A una hora de Irkutsk está el extraño lago Baikal (el nombre significa "lago rico"). Mide 635 kilómetros de longitud y es el más profundo del mundo (más de 1600 metros). En las orillas hay oro y petróleo, y el agua es tan pura que se puede usar en los acumuladores de automóvil. Su valor principal, sin embargo, no está en la calidad sino en la cantidad de agua. El Baikal es ya el mayor centro mundial de producción de energía eléctrica, y se van a hacer más presas. Una que está ya terminada sobre el río Angara, que nace en el lago, ¡producirá en breve más energía que todas las 45 grandes presas norteamericanas del Valle del Tenesí juntas! Con el tiempo habrá en la región once presas, cada una de las cuales dará por lo menos una cantidad igual de electricidad.
ESTEPAS GIGANTESCAS
Al oeste del Baikal, el tren entra en las grandes estepas siberianas, que son las mayores llanuras del mundo, casi tan grandes como toda la Europa Occidental, y llanas como una mesa, Se ven más poblaciones, más gente, y se empieza a percibir el olor de Europa en la distancia. Luego vienen los Urales y el gran monumento de granito que señala el límite entre Europa y Asia. Los hitos de la vía han venido anunciando 9000... 8000... 7000 kilómetros durante tanto tiempo, que cuando veo uno que dice 1778 me parece que ya es tiempo de hacer la maleta.

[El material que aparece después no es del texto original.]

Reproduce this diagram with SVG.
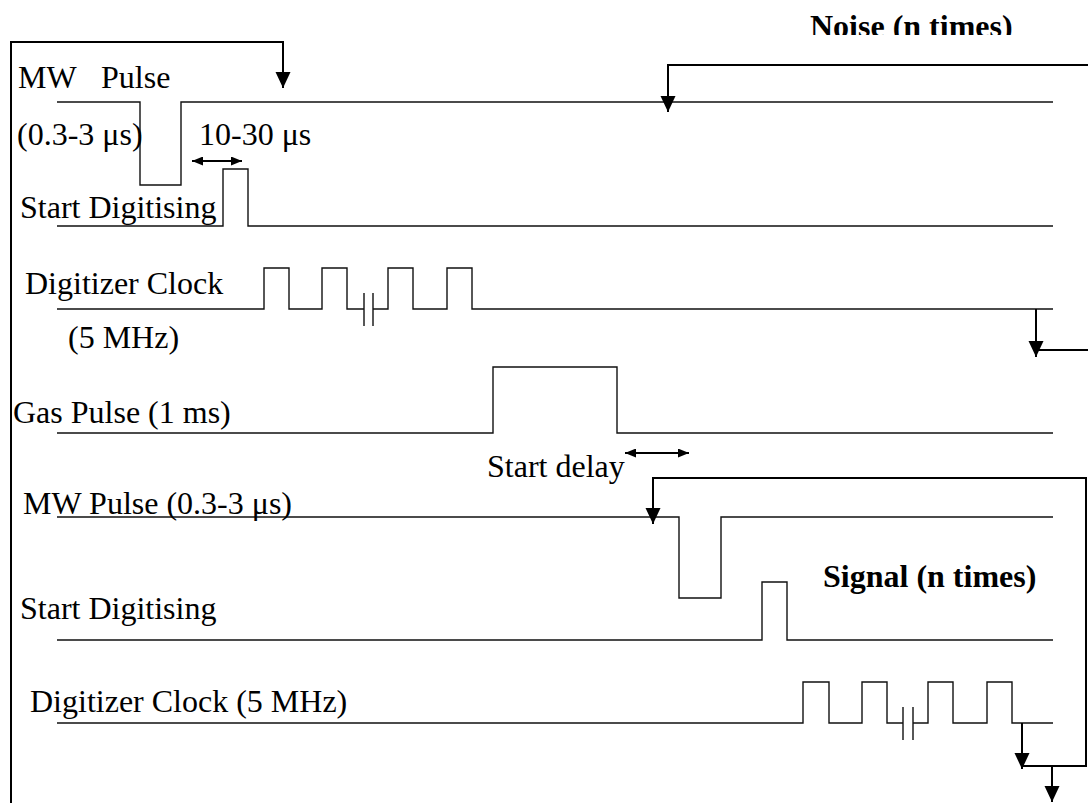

Cuando por fin llegamos a Moscú, permanecí al lado del provodnik, y, en el momento exacto en que el tren paró, miramos nuestros respectivos relojes. Durante casi una semana este tren había estado viajando constantemente al occidente, recorriendo aproximadamente la distancia que hay desde el norte de México hasta el extremo sur de Patagonia, y había cruzado seis zonas horarias, casi la cuarta parte de la distancia alrededor del globo. Pero el provodnik, levantando la vista, sacudió la cabeza con gesto de desilusión: ese día el Expreso Transiberiano llegaba con casi 90 segundos de retraso.